Stage 1 — Direct communication. The client notifies the cleaning company of the problem, ideally in writing (email or text), within 24 to 48 hours of the service date. Written notice preserves a timestamped record. The service provider should respond with an acknowledgment and a proposed remedy — typically a re-clean at no additional charge or a partial refund — within the timeframe specified in the service agreement.
Stage 2 — Formal complaint to company management. If a frontline customer service representative cannot resolve the issue, the client escalates to a manager or owner. At this stage, the client should produce documentation: before-and-after photographs, the signed service agreement, payment records, and the original service checklist. Cleaning checklists by service type provide a baseline for evaluating what tasks were contractually included.
Stage 3 — Third-party mediation or chargeback. If direct resolution fails, two parallel paths are available. Clients who paid by credit card can initiate a chargeback through their card issuer under the Fair Credit Billing Act (15 U.S.C. § 1666), which requires the card issuer to investigate billing disputes. Separately, clients can file a complaint with the Better Business Bureau or with the state Attorney General's consumer protection division.
Stage 4 — Small claims court or civil action. For property damage or financial disputes above the informal resolution threshold, small claims courts in all 50 states hear cases without requiring legal representation. Small claims dollar limits vary by state, ranging from $2,500 in Kentucky to $25,000 in Tennessee (National Center for State Courts, Small Claims Limits by State).
Common scenarios
Damaged or missing property. A cleaner breaks a decorative item or a client alleges theft. The resolution path depends on whether the company carries general liability and/or employee dishonesty bonding. A bonded company can compensate for theft through that bond; an unbonded company offers only out-of-pocket settlement. Clients reviewing Background Checks for Cleaning Professionals will understand what pre-hire vetting reduces this risk.
Quality below contractual standard. A deep clean was paid for, but a standard clean was performed. This is the most common dispute category in residential cleaning. The controlling document is the agreed-upon checklist. Where no checklist exists, industry certifications from the International Sanitary Supply Association (ISSA) provide reference cleaning standards that courts and mediators recognize.
Cancellation and refund disputes. Clients cancel recurring service and are charged a termination fee not clearly disclosed at signup. The Federal Trade Commission's regulations on negative option marketing (16 C.F.R. Part 425) require that recurring-charge terms be clearly disclosed before purchase.
Recurring-service quality decline.
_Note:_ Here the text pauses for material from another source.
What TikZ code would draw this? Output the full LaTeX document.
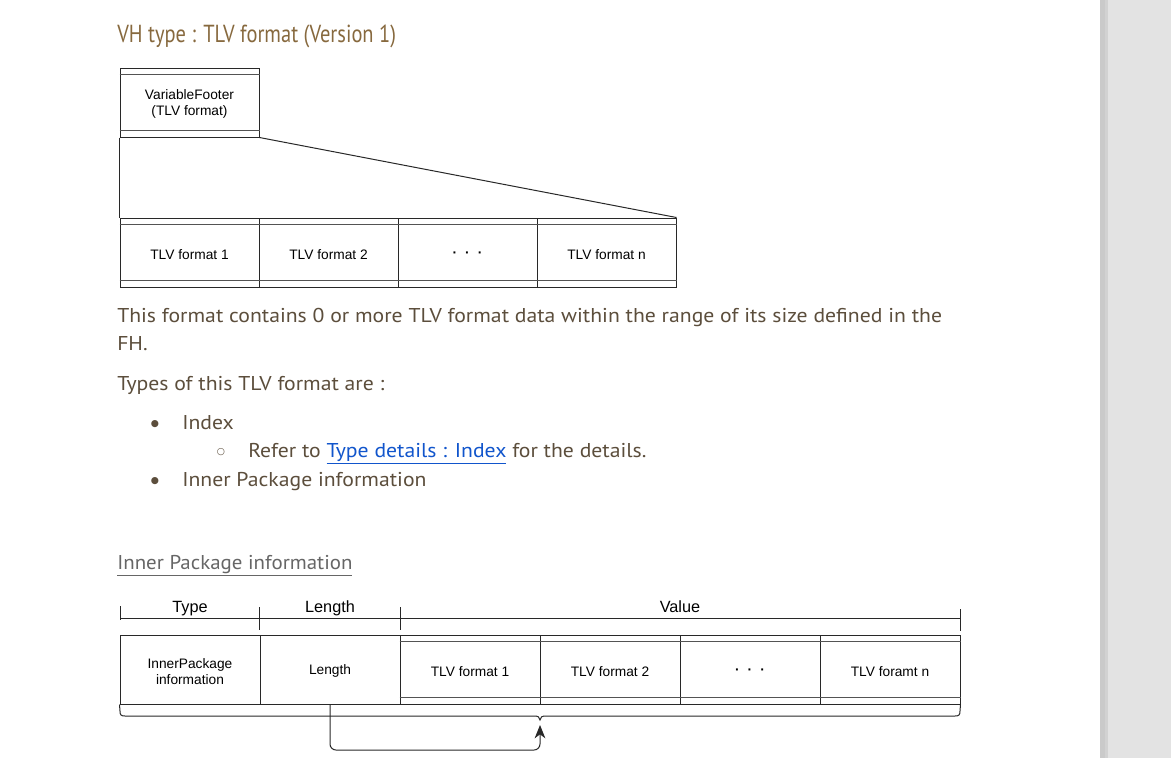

A client on a weekly plan notices gradual quality reduction over 3 to 4 service visits. This is distinct from a single performance failure and typically requires a documented pattern — dated photographs across visits — before a claim of systematic breach can be sustained.
Decision boundaries
The critical decision boundary is whether the dispute involves a written contract. Clients with signed agreements have a defined standard of performance to cite; those without one are negotiating from a weaker factual position.
The second boundary separates property damage disputes from performance disputes. Property damage must go through the company's insurance carrier if the amount exceeds the deductible — typically $500 to $1,000 on standard general liability policies. Performance disputes can resolve through re-service or partial refund without insurance involvement.
The third boundary is monetary threshold. Disputes under approximately $500 are economically suited to direct resolution or chargeback. Disputes above $1,000 that cannot be resolved in Stage 2 warrant formal filing — either with a consumer protection agency or a small claims court.
Clients seeking broader guidance on how disputes fit within the full landscape of cleaning services — including how to vet providers before conflicts arise — will find that front-end due diligence through reviews and ratings and contract review reduces the probability of reaching Stage 3 or 4 significantly.